Investment update for May 2017
Australian property prices and weak wage growth hit credit ratings
While Macron’s election as French president boosted investor confidence early in May, and global markets ended the month on a strong note, ongoing geopolitical concerns in the Middle East and North Korea weighed on market performance. Concern also mounted around US President Trump after accusations he disclosed classified information to Russian officials, and after he controversially fired FBI director James Comey. These events corresponded with the MSCI World Index and S&P 500 Index falling more than 1.5% and 1.8% respectively in a single day.
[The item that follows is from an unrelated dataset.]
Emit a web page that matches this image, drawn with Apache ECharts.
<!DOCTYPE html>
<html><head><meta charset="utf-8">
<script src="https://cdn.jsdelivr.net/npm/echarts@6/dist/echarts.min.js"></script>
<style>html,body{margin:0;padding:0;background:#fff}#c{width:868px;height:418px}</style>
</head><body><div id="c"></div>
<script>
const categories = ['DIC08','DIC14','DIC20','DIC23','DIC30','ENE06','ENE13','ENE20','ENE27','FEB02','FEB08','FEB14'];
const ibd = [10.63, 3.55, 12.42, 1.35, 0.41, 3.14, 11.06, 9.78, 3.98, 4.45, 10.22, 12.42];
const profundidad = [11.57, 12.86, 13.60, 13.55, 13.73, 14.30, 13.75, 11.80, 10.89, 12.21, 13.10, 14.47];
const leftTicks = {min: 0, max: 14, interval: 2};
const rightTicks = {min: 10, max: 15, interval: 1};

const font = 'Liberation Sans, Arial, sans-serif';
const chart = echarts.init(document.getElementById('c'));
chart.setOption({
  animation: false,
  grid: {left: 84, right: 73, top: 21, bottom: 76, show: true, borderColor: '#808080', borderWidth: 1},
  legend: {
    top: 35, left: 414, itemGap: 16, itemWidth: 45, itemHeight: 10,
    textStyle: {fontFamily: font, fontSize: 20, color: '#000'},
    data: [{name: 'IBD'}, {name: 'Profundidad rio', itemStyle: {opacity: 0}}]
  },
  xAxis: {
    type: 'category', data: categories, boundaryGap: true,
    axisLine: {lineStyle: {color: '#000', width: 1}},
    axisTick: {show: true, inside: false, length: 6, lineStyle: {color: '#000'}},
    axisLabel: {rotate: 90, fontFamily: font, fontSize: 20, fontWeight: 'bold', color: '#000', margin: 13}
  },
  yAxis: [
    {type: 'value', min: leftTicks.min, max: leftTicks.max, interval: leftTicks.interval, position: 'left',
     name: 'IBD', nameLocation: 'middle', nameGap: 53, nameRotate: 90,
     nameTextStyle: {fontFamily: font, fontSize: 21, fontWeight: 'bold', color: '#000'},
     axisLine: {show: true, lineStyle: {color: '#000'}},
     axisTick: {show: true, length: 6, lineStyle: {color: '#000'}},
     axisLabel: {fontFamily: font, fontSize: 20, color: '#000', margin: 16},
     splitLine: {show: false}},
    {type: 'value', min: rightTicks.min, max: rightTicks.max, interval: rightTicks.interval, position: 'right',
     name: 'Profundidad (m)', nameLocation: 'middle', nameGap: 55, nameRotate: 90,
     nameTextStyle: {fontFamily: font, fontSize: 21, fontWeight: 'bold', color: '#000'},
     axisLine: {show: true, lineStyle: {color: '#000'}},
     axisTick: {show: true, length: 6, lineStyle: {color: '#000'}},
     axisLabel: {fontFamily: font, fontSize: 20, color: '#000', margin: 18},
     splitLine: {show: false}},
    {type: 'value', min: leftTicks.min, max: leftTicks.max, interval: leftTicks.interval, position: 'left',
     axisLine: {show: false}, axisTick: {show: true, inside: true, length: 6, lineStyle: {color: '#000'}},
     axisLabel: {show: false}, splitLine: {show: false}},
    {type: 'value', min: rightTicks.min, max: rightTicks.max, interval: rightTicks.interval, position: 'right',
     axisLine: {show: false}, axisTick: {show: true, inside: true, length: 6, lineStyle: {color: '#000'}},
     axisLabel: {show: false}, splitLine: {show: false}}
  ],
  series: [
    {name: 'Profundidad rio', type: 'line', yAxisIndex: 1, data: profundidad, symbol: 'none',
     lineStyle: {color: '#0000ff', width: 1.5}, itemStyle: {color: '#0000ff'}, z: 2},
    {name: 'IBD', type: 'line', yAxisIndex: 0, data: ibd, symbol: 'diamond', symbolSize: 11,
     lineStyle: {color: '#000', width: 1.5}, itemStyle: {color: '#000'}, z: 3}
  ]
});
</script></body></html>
In the US, healthcare reforms passed through the House of Representatives, providing some comfort to investors concerned about the new administration’s ability to implement significant reform. The strengthening US labor market, combined with inflation approaching target, led the US Federal Reserve (Fed) to leave interest rates unchanged in May. The Fed suggested recent weakness in US economic data was ‘transitionary’ and signaled further interest rate rises in 2017. Further plans to reduce the bank’s $4.5tn balance sheet were outlined with a proposal on the table to allow a capped number of bonds to roll-off monthly without being reinvested. US equities rallied towards the end of the month, after the release of the US Federal budget clarified proposed infrastructure and defense spending initiatives.
The MSCI World Index ex-Australia (hedged into AUD) rose 1.9% over the month. The Australian dollar depreciated against most developed market currencies in May, which resulted in a return for unhedged overseas equities of 2.9% (in AUD). In developed markets, the UK (4.9%) and Japan (2.2%) outperformed the broader market, while Canada (-1.4%) and the US (1.4%) underperformed. The MSCI Emerging Markets Index (3.4%) outperformed unhedged developed markets.
Despite sluggish readings on Australian economic activity, the Reserve Bank of Australia revised their inflation and growth forecasts slightly upwards, while holding interest rates unchanged. Australian equities trended lower over the month as commodities prices fell on weaker global demand and increasing stockpiles.
The Australian Federal Budget provided details of a large new infrastructure spending initiative as well as plans to eliminate the deficit through a new levy on major banks. Towards the end of the month, ratings agency Standard & Poor downgraded the credit ratings of 23 Australian financial institutions, citing heightened risks to a sharp correction in domestic property prices, compounded by weak domestic wage growth. Given the proposed major bank levy, which is expected to have a material impact on underlying earnings, financials were the worst performing sector for the month.
The Australian dollar depreciated against most developed market currencies in May, which resulted in a return for unhedged overseas equities of 2.9% (in AUD).
The Australian dollar was trading at US$0.7450 as at 31 May 2017.